Sobre esta base habrá que disponerse a desplegar el campo de la creación, superar las ambigüedades y confusiones y asumir los retos en los campos del saber, la cultura, la administración, el conocimiento, el poder y la comunicación. Ante esta magnitud de desafíos, tal vez la mayor tentación, será navegar a contracorriente de las ilusiones. Sin caer en el pragmatismo que exaltan tanto las derechas como ciertas izquierdas, habrá que entender la política en el gobierno del cambio como un campo de batallas, disputas de sentidos y creaciones alternativas en medio de las borrascosas tormentas que suscita enfrentar el neoliberalismo y la oligarquía transnacional y hacendataria. En esta perspectiva no hay batalla por pequeña que sea que no tenga toda su validez y significación para consolidar la estrategia del cambio. Como dice Walter Benjamin “hay salvación en los pequeños saltos”, siempre y cuando tengamos conciencia de que vivimos “la catástrofe continua” del Imperio/capital. O como plantea Zizek no hay otra forma de librarnos del opresor/destructor, sino sobre la base de organizar el “contragolpe”.
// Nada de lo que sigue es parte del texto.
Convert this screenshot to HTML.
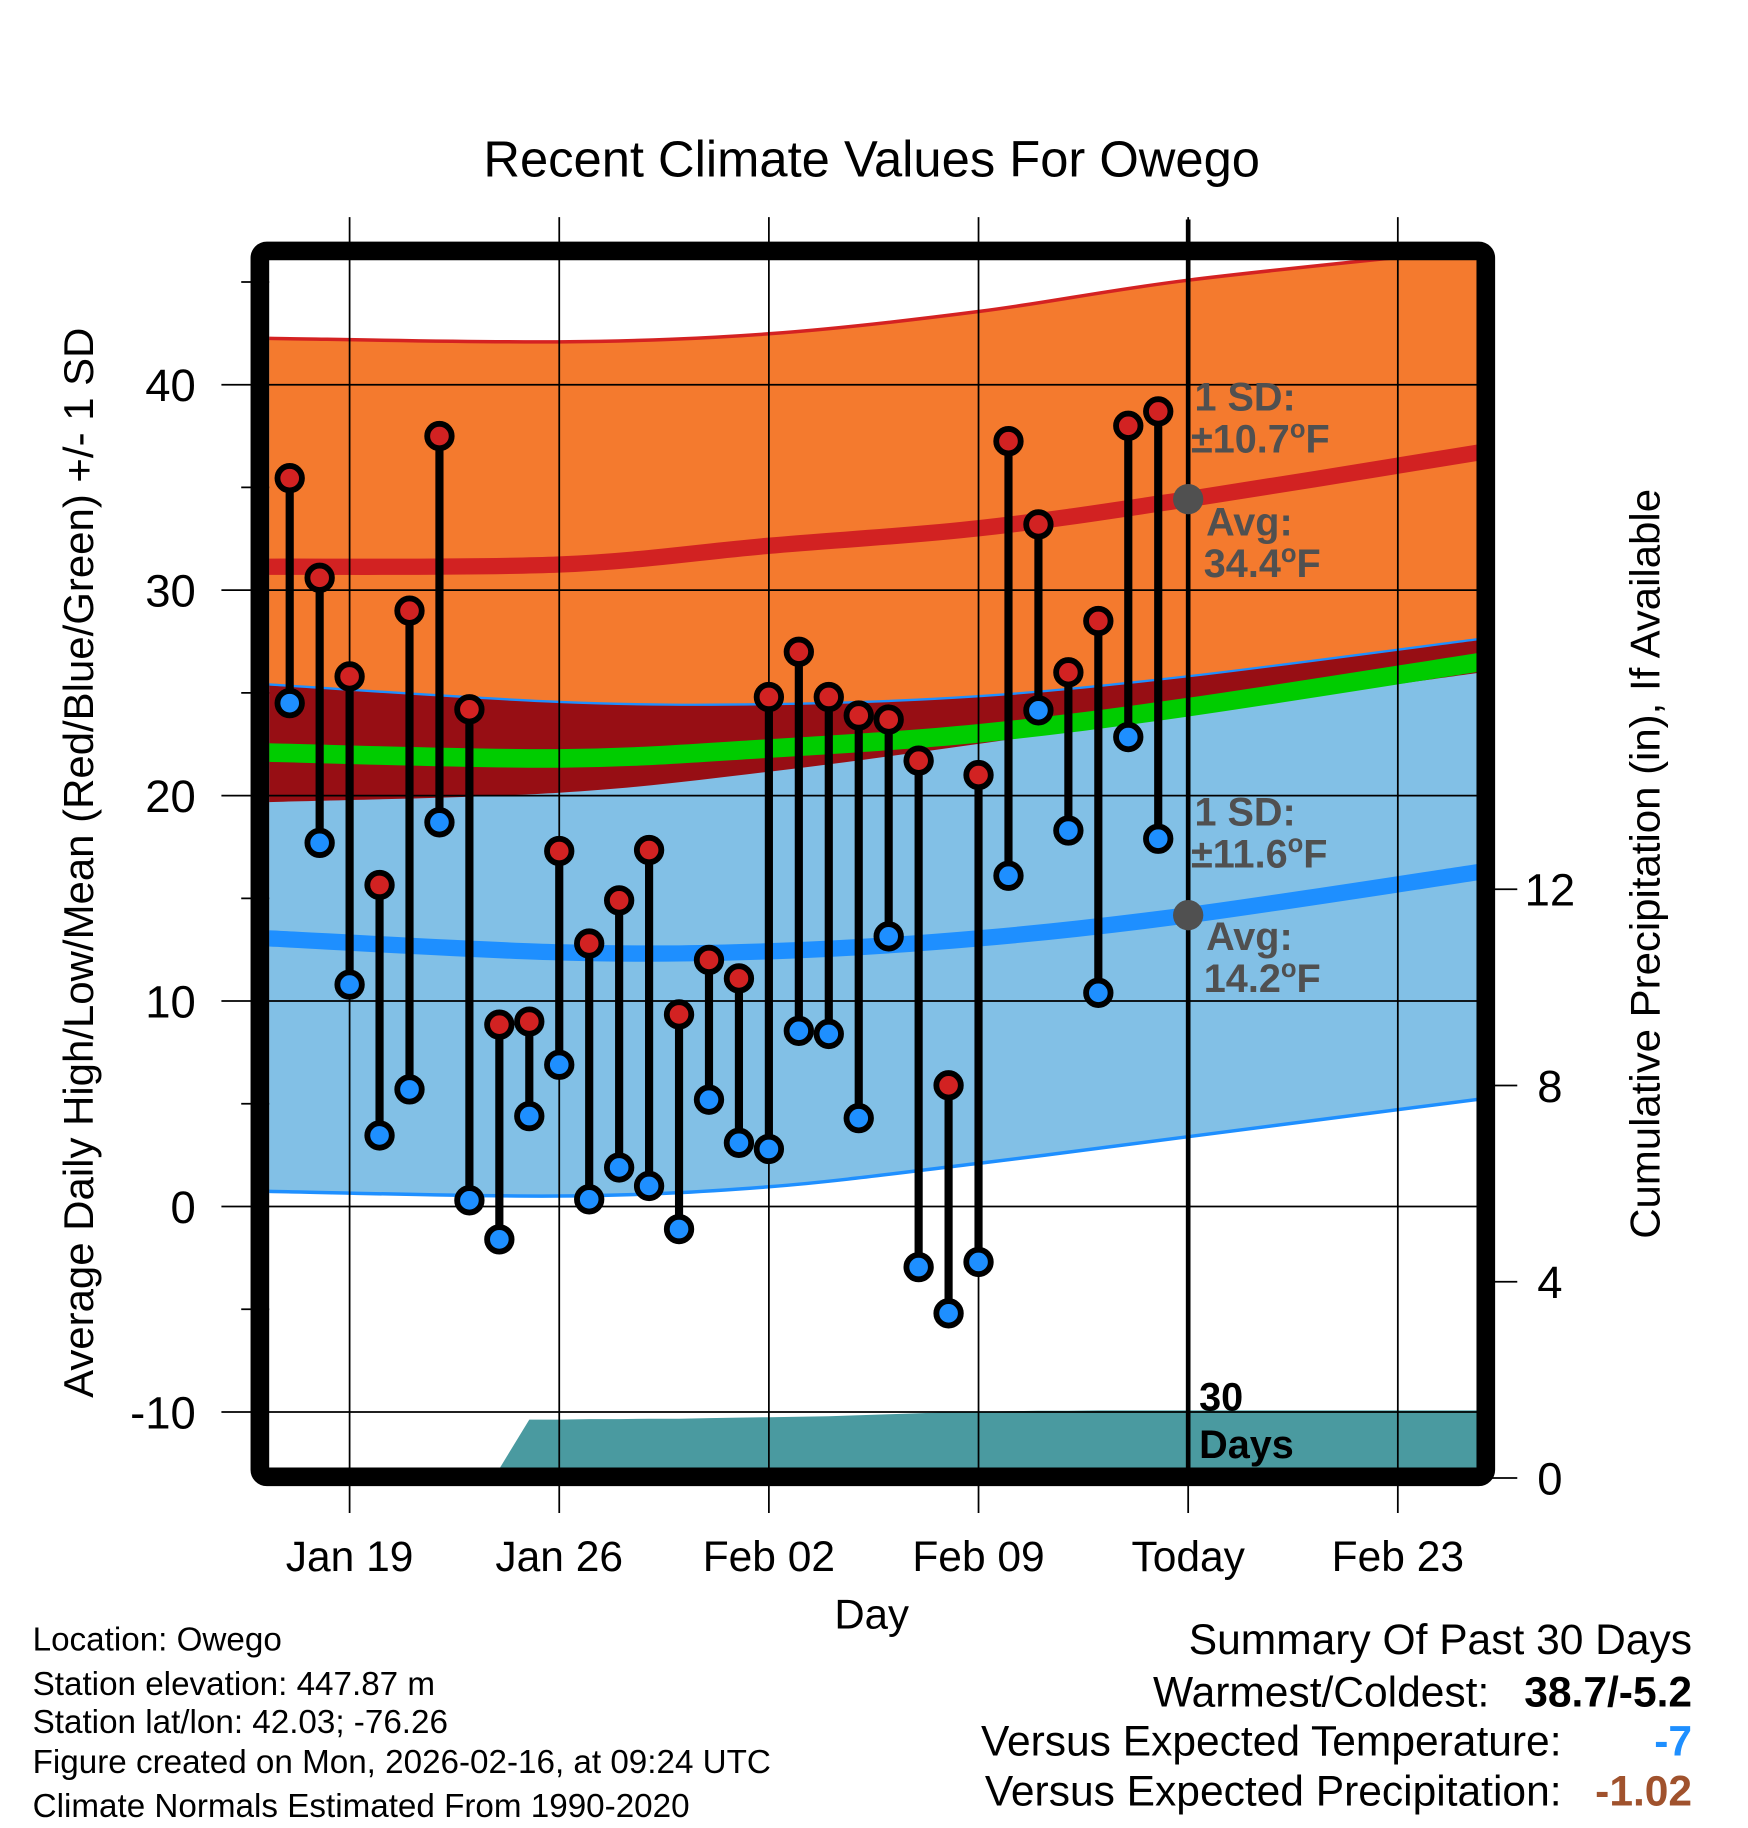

Sin caer en el pragmatismo que exaltan tanto las derechas como ciertas izquierdas, habrá que entender la política en el gobierno del cambio como un campo de batallas, disputas de sentidos y creaciones alternativas en medio de las borrascosas tormentas que suscita enfrentar el neoliberalismo y la oligarquía transnacional y hacendataria. En esta perspectiva no hay batalla por pequeña que sea que no tenga toda su validez y significación para consolidar la estrategia del cambio.